Provided material:
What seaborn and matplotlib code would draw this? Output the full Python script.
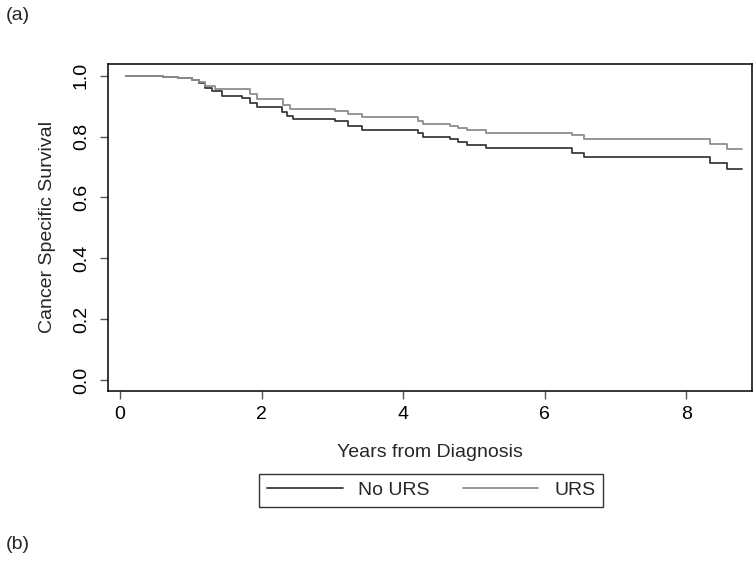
import matplotlib
matplotlib.use("Agg")
import matplotlib.pyplot as plt
import seaborn as sns
import pandas as pd

# Kaplan-Meier step values (time in years, survival)
no_urs_time = [0.08, 0.61, 0.82, 1.02, 1.12, 1.20, 1.30, 1.44, 1.72, 1.84, 1.93,
               2.29, 2.36, 2.44, 3.04, 3.22, 3.42, 4.21, 4.28, 4.66, 4.78, 4.90,
               5.17, 6.39, 6.56, 8.34, 8.58, 8.79]
no_urs_surv = [1.000, 0.997, 0.993, 0.987, 0.975, 0.960, 0.950, 0.934, 0.928, 0.911, 0.898,
               0.882, 0.868, 0.859, 0.852, 0.836, 0.822, 0.812, 0.799, 0.793, 0.783, 0.773,
               0.763, 0.747, 0.734, 0.714, 0.694, 0.694]

urs_time = [0.08, 0.61, 0.82, 1.02, 1.12, 1.20, 1.34, 1.84, 1.93, 2.30, 2.40,
            3.04, 3.22, 3.42, 4.21, 4.28, 4.66, 4.78, 4.90, 5.17, 6.39, 6.56,
            8.34, 8.58, 8.79]
urs_surv = [1.000, 0.997, 0.993, 0.987, 0.978, 0.967, 0.957, 0.941, 0.924, 0.905, 0.891,
            0.885, 0.875, 0.865, 0.852, 0.842, 0.836, 0.829, 0.822, 0.812, 0.806, 0.793,
            0.776, 0.760, 0.760]

groups = ["No URS", "URS"]
colors = {"No URS": "#3c3c3c", "URS": "#8e8e8e"}

df = pd.concat([
    pd.DataFrame({"time": no_urs_time, "surv": no_urs_surv, "group": "No URS"}),
    pd.DataFrame({"time": urs_time, "surv": urs_surv, "group": "URS"}),
])

sns.set_style("white")
plt.rcParams["font.family"] = ["Liberation Sans", "DejaVu Sans"]
fs = 14

fig = plt.figure(figsize=(7.56, 5.70), dpi=100)
ax = fig.add_axes([0.1429, 0.314, 0.852, 0.574])

sns.lineplot(data=df, x="time", y="surv", hue="group", hue_order=groups,
             palette=colors, drawstyle="steps-post", estimator=None,
             linewidth=1.3, ax=ax, legend=False)

ax.set_xlim(-0.17, 8.93)
ax.set_ylim(-0.036, 1.039)
ax.set_xticks([0, 2, 4, 6, 8])
ax.set_yticks([0.0, 0.2, 0.4, 0.6, 0.8, 1.0])
ax.set_yticklabels(["0.0", "0.2", "0.4", "0.6", "0.8", "1.0"], rotation=90, va="center")
ax.tick_params(axis="both", direction="out", length=6, width=1, color="#555555",
               labelsize=fs, labelcolor="black", bottom=True, left=True)
ax.tick_params(axis="x", pad=5)
ax.tick_params(axis="y", pad=7)
for s in ax.spines.values():
    s.set_color("black")
    s.set_linewidth(1.1)

ax.set_xlabel("Years from Diagnosis", fontsize=fs, labelpad=15)
ax.set_ylabel("Cancer Specific Survival", fontsize=fs, labelpad=12)

handles = [plt.Line2D([], [], color=colors[g], linewidth=1.3) for g in groups]
leg = fig.legend(handles, groups, loc="center", bbox_to_anchor=(0.570, 0.1395),
                 ncol=2, fontsize=fs, frameon=True, fancybox=False,
                 handlelength=3.9, handletextpad=0.8, columnspacing=1.7,
                 borderpad=0.4, borderaxespad=0)
leg.get_frame().set_edgecolor("black")
leg.get_frame().set_linewidth(1.0)

fig.text(0.007, 0.972, "(a)", fontsize=fs, va="center", ha="left")
fig.text(0.007, 0.044, "(b)", fontsize=fs, va="center", ha="left")

fig.savefig("out.png", dpi=100)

Given problem: Without the pictures, please reproduce each line of the listing above exactly, from the first one through the line bearing "ax = fig.add_axes([0.1429, 0.314, 0.852, 0.574])".

In response:
What seaborn and matplotlib code would draw this? Output the full Python script.
import matplotlib
matplotlib.use("Agg")
import matplotlib.pyplot as plt
import seaborn as sns
import pandas as pd

# Kaplan-Meier step values (time in years, survival)
no_urs_time = [0.08, 0.61, 0.82, 1.02, 1.12, 1.20, 1.30, 1.44, 1.72, 1.84, 1.93,
               2.29, 2.36, 2.44, 3.04, 3.22, 3.42, 4.21, 4.28, 4.66, 4.78, 4.90,
               5.17, 6.39, 6.56, 8.34, 8.58, 8.79]
no_urs_surv = [1.000, 0.997, 0.993, 0.987, 0.975, 0.960, 0.950, 0.934, 0.928, 0.911, 0.898,
               0.882, 0.868, 0.859, 0.852, 0.836, 0.822, 0.812, 0.799, 0.793, 0.783, 0.773,
               0.763, 0.747, 0.734, 0.714, 0.694, 0.694]

urs_time = [0.08, 0.61, 0.82, 1.02, 1.12, 1.20, 1.34, 1.84, 1.93, 2.30, 2.40,
            3.04, 3.22, 3.42, 4.21, 4.28, 4.66, 4.78, 4.90, 5.17, 6.39, 6.56,
            8.34, 8.58, 8.79]
urs_surv = [1.000, 0.997, 0.993, 0.987, 0.978, 0.967, 0.957, 0.941, 0.924, 0.905, 0.891,
            0.885, 0.875, 0.865, 0.852, 0.842, 0.836, 0.829, 0.822, 0.812, 0.806, 0.793,
            0.776, 0.760, 0.760]

groups = ["No URS", "URS"]
colors = {"No URS": "#3c3c3c", "URS": "#8e8e8e"}

df = pd.concat([
    pd.DataFrame({"time": no_urs_time, "surv": no_urs_surv, "group": "No URS"}),
    pd.DataFrame({"time": urs_time, "surv": urs_surv, "group": "URS"}),
])

sns.set_style("white")
plt.rcParams["font.family"] = ["Liberation Sans", "DejaVu Sans"]
fs = 14

fig = plt.figure(figsize=(7.56, 5.70), dpi=100)
ax = fig.add_axes([0.1429, 0.314, 0.852, 0.574])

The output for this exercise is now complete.